Cada ensaio é precisamente uma experiência de conexão através da música. Pessoas diversas, que compartilham fraternalmente o amor pela música aportam desde suas tradições para criar uma peça única.
“Com o coro posso viver o que significa o encontro, conhecer a experiência do outro, identificar-me e perceber que, ainda que sejamos diferentes, também nos parecemos mais do que acreditamos”, comenta Barrio.
Em um mundo cada vez mais dividido, onde prevalece o individual, o Coro Ibero-americano de Madri é um oásis de encontro, integração e conhecimento do outro, um espaço que celebra a diversidade e a converte em arte. Em definitiva, uma experiência que mostra a essência da Comunidade Ibero-americana e para onde deveria caminhar nosso mundo hoje.
Proteger o patrimônio cultural, matéria pendente
A música na Ibero-América tem um grande componente de tradição, vem dos povoados e, na maioria dos casos, se transmite de geração em geração. Trata-se de uma herança que é urgente proteger, preservar e visibilizar, porque corre o risco de se perder.
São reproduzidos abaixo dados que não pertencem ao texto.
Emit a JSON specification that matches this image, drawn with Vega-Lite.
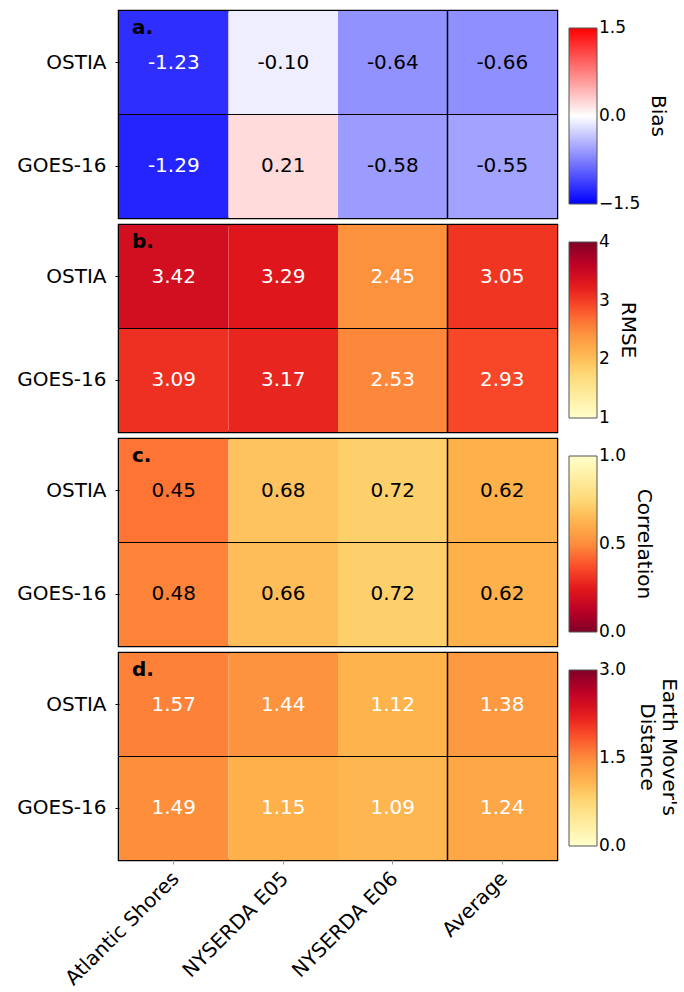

Além de uma história comum, na Ibero-América nos unem os sabores, as danças, os ritmos, a forma de nos tratarmos, os afetos. “Em um país como a Espanha, onde as novas gerações só querem cantar em inglês, é urgente resgatar esses valores, esse sentido de pertinência que nos ensina a cultura do comum”.
Sentir-nos parte de uma família imensa de mais de 600 milhões de pessoas é um direito de todos os ibero-americanos e ibero-americanas e a música pode ser um instrumento para alcançá-lo.
“Toda las voces, todas. Todas las manos, todas. Toda la sangre puede ser canción en el viento. Canta conmigo canta, hermano americano, libera tu esperanza con un grito en la voz”. O estribilho do tema “Canción con todos” dos compositores argentinos Armando Tejada e César Isella poderia ser um hino da Comunidade Ibero-americana. É uma letra que nos representa “como se cada passo fosse um país”, reflexiona Barrio.
Também “América” composta pelos espanhóis José Luis Armenteros e Pablo Herrero, que recordamos na irrepetível voz de Nino Bravo ou “La Muralla” do poeta cubano Nicolás Guillén que ressoa em nossa memória com as vozes de Quilapayún são músicas que nos estremecem, arrepiam nossa pele e nos fazem sonhar com uma Ibero-América na qual contem todas as vozes.
“Temos de mostrar ao mundo não só a cultura de nossos países, senão que integramos uma unidade maior a partir da cultura, que inclui uma maneira de ser e sentir”
Qual é o futuro da música ibero-americana?
A esta pergunta Raúl Barrio responde sem sombra de dúvida. “Tanto o futuro do coro como da música ibero-americana está nas mãos das instituições”. Temos capital humano, repertório e talento, mas faltam recursos e mais apoio institucional.
Ainda que desde seus inícios, o Coro Ibero-americano de Madri esteve auspiciado pela Organização de Estados Ibero-americanos para a Educação, a Ciência e a Cultura (OEI), razão pela qual é necessário que mais instituições contribuam para reforçá-lo, algo que também esteve a ser feito desde a Secretaria-Geral Ibero-americana.
“Temos a responsabilidade de que a cultura chegue até o último canto da Ibero-América, porque hoje existem meios e tecnologia para fazê-lo, mas necessitamos de mais apoio dos governos a projetos que integrem a partir da cultura. “Não podemos deixar só nas mãos dos cidadãos a conservação de um patrimônio tão rico e importante”, conclui Barrio.